To be done: Pick out each line containing the string "with" and copy it.
········
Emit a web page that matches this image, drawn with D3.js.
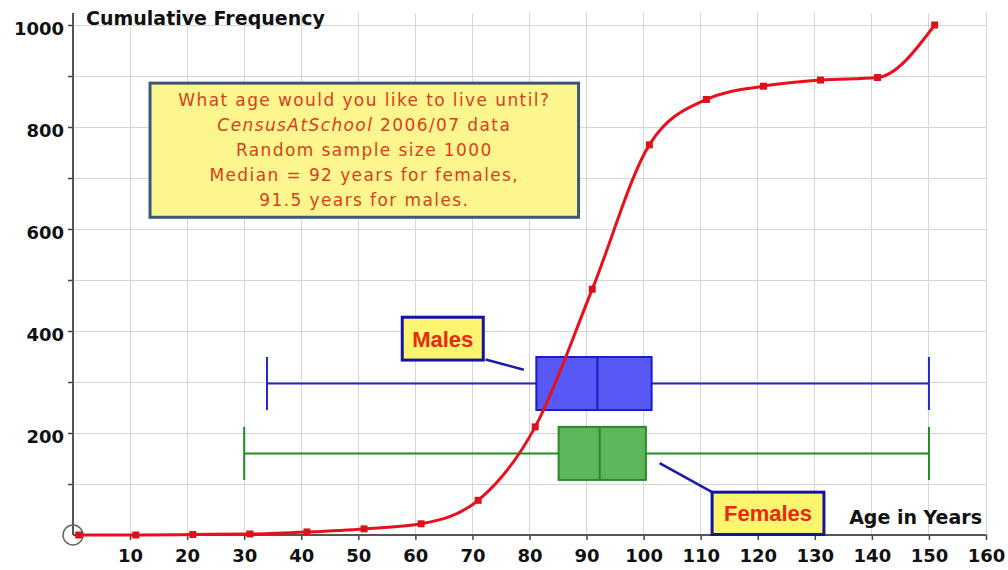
<!doctype html>
<html>
  <meta charset="utf-8">
  <head>
    <script src="https://cdn.jsdelivr.net/npm/d3@7"></script>
    <style type='text/css'>
      body{ margin:0; background:#fff; }
      line.grid{
        stroke: #d6d6d6;
        stroke-width: 1px;
        shape-rendering: crispEdges;
      }
      g.tick line{
        stroke: #444;
        stroke-width: 1.5px;
      }
      g.tick text{
        font-family: 'DejaVu Sans', sans-serif;
        font-weight: bold;
        font-size: 18px;
        fill: #111;
      }
      path.domain{ display:none; }
      line.axis{
        stroke: #555;
        stroke-width: 2px;
      }
      .title{
        font-family: 'DejaVu Sans', sans-serif;
        font-weight: bold;
        font-size: 19px;
        fill: #111;
      }
      .info{
        font-family: 'DejaVu Sans', sans-serif;
        font-size: 17px;
        letter-spacing: 1.4px;
        fill: #d8401c;
      }
      .tag{
        font-family: 'Liberation Sans', Arial, sans-serif;
        font-weight: bold;
        font-size: 22px;
        fill: #e82a10;
      }
    </style>
  </head>
  <body>
    <svg id='ogive'></svg>
    <script type='text/javascript'>
      // cumulative frequency curve (age upper bound, cumulative count)
      var ages = [1, 11, 21, 31, 41, 51, 61, 71, 81, 91, 101, 111, 121, 131, 141, 151];
      var cumFreq = [0, 0, 1, 2, 6, 12, 22, 68, 212, 482, 765, 854, 880, 892, 897, 1000];

      // box plots
      var groups = ['Males', 'Females'];
      var boxMin = [34, 30];
      var boxQ1 = [81.2, 85.1];
      var boxMedian = [91.9, 92.3];
      var boxQ3 = [101.4, 100.4];
      var boxMax = [150, 150];

      var xTicks = [10, 20, 30, 40, 50, 60, 70, 80, 90, 100, 110, 120, 130, 140, 150, 160];
      var yTicks = [100, 200, 300, 400, 500, 600, 700, 800, 900, 1000];

      var infoLines = [
        ['What age would you like to live until?'],
        ['CensusAtSchool', ' 2006/07 data'],
        ['Random sample size 1000'],
        ['Median = 92 years for females,'],
        ['91.5 years for males.']
      ];

      var w = 1008;
      var h = 570;
      var svg = d3.select('svg').attr('width', w).attr('height', h);

      var xScale = d3.scaleLinear().domain([0, 160]).range([73, 986]);
      var yScale = d3.scaleLinear().domain([0, 1000]).range([535, 25]);
      var yTop = 13;

      // grid
      svg.selectAll('line.vgrid').data(xTicks).enter()
        .append('line').attr('class', 'grid')
        .attr('x1', (d) => xScale(d)).attr('x2', (d) => xScale(d))
        .attr('y1', yScale(0)).attr('y2', yTop);
      svg.selectAll('line.hgrid').data(yTicks).enter()
        .append('line').attr('class', 'grid')
        .attr('x1', xScale(0)).attr('x2', xScale(160))
        .attr('y1', (d) => yScale(d)).attr('y2', (d) => yScale(d));

      // axes
      var xAxis = d3.axisBottom(xScale).tickValues(xTicks).tickSize(5).tickPadding(9);
      var yAxis = d3.axisLeft(yScale).tickValues(yTicks).tickSize(5).tickPadding(4)
        .tickFormat((d) => d % 200 == 0 ? d : '');
      svg.append('g').attr('transform', 'translate(0,' + yScale(0) + ')').call(xAxis);
      svg.append('g').attr('transform', 'translate(' + xScale(0) + ',0)').call(yAxis)
        .selectAll('text').attr('dy', '0.55em');
      svg.append('line').attr('class', 'axis')
        .attr('x1', xScale(0)).attr('x2', xScale(160))
        .attr('y1', yScale(0)).attr('y2', yScale(0));
      svg.append('line').attr('class', 'axis')
        .attr('x1', xScale(0)).attr('x2', xScale(0))
        .attr('y1', yScale(0)).attr('y2', yTop);
      svg.append('circle')
        .attr('cx', xScale(0)).attr('cy', yScale(0)).attr('r', 10)
        .style('fill', 'none').style('stroke', '#666').style('stroke-width', 1.5);

      svg.append('text').attr('class', 'title')
        .attr('x', 86).attr('y', 25).text('Cumulative Frequency');
      svg.append('text').attr('class', 'title')
        .attr('x', 982).attr('y', 524).attr('text-anchor', 'end').text('Age in Years');

      // info box
      var ib = {x0: 13.5, x1: 88.6, y0: 886, y1: 623};
      svg.append('rect')
        .attr('x', xScale(ib.x0)).attr('y', yScale(ib.y0))
        .attr('width', xScale(ib.x1) - xScale(ib.x0))
        .attr('height', yScale(ib.y1) - yScale(ib.y0))
        .style('fill', '#fdf68e').style('stroke', '#3c5878').style('stroke-width', 3);
      var cx = (xScale(ib.x0) + xScale(ib.x1)) / 2;
      infoLines.forEach((parts, i) => {
        var t = svg.append('text').attr('class', 'info')
          .attr('x', cx).attr('y', yScale(ib.y0) + 23 + i * 25)
          .attr('text-anchor', 'middle');
        parts.forEach((p, j) => {
          var s = t.append('tspan').text(p);
          if (parts.length > 1 && j == 0) s.style('font-style', 'italic');
        });
      });

      // box plots
      var rowY = [297, 160];
      var half = 52;
      var boxStyle = [
        {fill: '#5858f4', stroke: '#1c1cc8', line: '#2626d0'},
        {fill: '#5cb65c', stroke: '#2a8a2a', line: '#228a22'}
      ];
      groups.forEach((g, i) => {
        var st = boxStyle[i];
        var cy = yScale(rowY[i]);
        var top = yScale(rowY[i] + half), bot = yScale(rowY[i] - half);
        var bg = svg.append('g').attr('class', 'box');
        bg.append('line')
          .attr('x1', xScale(boxMin[i])).attr('x2', xScale(boxMax[i]))
          .attr('y1', cy).attr('y2', cy)
          .style('stroke', st.line).style('stroke-width', 2);
        [boxMin[i], boxMax[i]].forEach((v) => {
          bg.append('line')
            .attr('x1', xScale(v)).attr('x2', xScale(v))
            .attr('y1', top).attr('y2', bot)
            .style('stroke', st.line).style('stroke-width', 2);
        });
        bg.append('rect')
          .attr('x', xScale(boxQ1[i])).attr('y', top)
          .attr('width', xScale(boxQ3[i]) - xScale(boxQ1[i]))
          .attr('height', bot - top)
          .style('fill', st.fill).style('stroke', st.stroke).style('stroke-width', 2);
        bg.append('line')
          .attr('x1', xScale(boxMedian[i])).attr('x2', xScale(boxMedian[i]))
          .attr('y1', top).attr('y2', bot)
          .style('stroke', st.stroke).style('stroke-width', 2);
      });

      // curve
      var pts = ages.map((a, i) => [a, cumFreq[i]]);
      var line = d3.line()
        .x((d) => xScale(d[0])).y((d) => yScale(d[1]))
        .curve(d3.curveMonotoneX);
      svg.append('path').attr('d', line(pts))
        .style('fill', 'none').style('stroke', '#e8101c').style('stroke-width', 3);
      svg.selectAll('rect.pt').data(pts).enter()
        .append('rect').attr('class', 'pt')
        .attr('x', (d) => xScale(d[0]) - 3.5).attr('y', (d) => yScale(d[1]) - 3.5)
        .attr('width', 7).attr('height', 7)
        .style('fill', '#e0101a');

      // labels with pointers
      var tags = [
        {text: 'Males', x0: 57.7, x1: 71.9, y0: 427, y1: 343, px: 72.3, py: 344, tx: 79, ty: 324},
        {text: 'Females', x0: 112, x1: 131.6, y0: 84, y1: 1, px: 112, py: 84, tx: 102.8, ty: 141}
      ];
      tags.forEach((t) => {
        svg.append('line')
          .attr('x1', xScale(t.px)).attr('y1', yScale(t.py))
          .attr('x2', xScale(t.tx)).attr('y2', yScale(t.ty))
          .style('stroke', '#1a1aa8').style('stroke-width', 2.5);
        svg.append('rect')
          .attr('x', xScale(t.x0)).attr('y', yScale(t.y0))
          .attr('width', xScale(t.x1) - xScale(t.x0))
          .attr('height', yScale(t.y1) - yScale(t.y0))
          .style('fill', '#fdf570').style('stroke', '#1414a0').style('stroke-width', 3);
        svg.append('text').attr('class', 'tag')
          .attr('x', (xScale(t.x0) + xScale(t.x1)) / 2)
          .attr('y', (yScale(t.y0) + yScale(t.y1)) / 2 + 8)
          .attr('text-anchor', 'middle').text(t.text);
      });
    </script>
  </body>
</html>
········
Result of this task:
Emit a web page that matches this image, drawn with D3.js.
      // labels with pointers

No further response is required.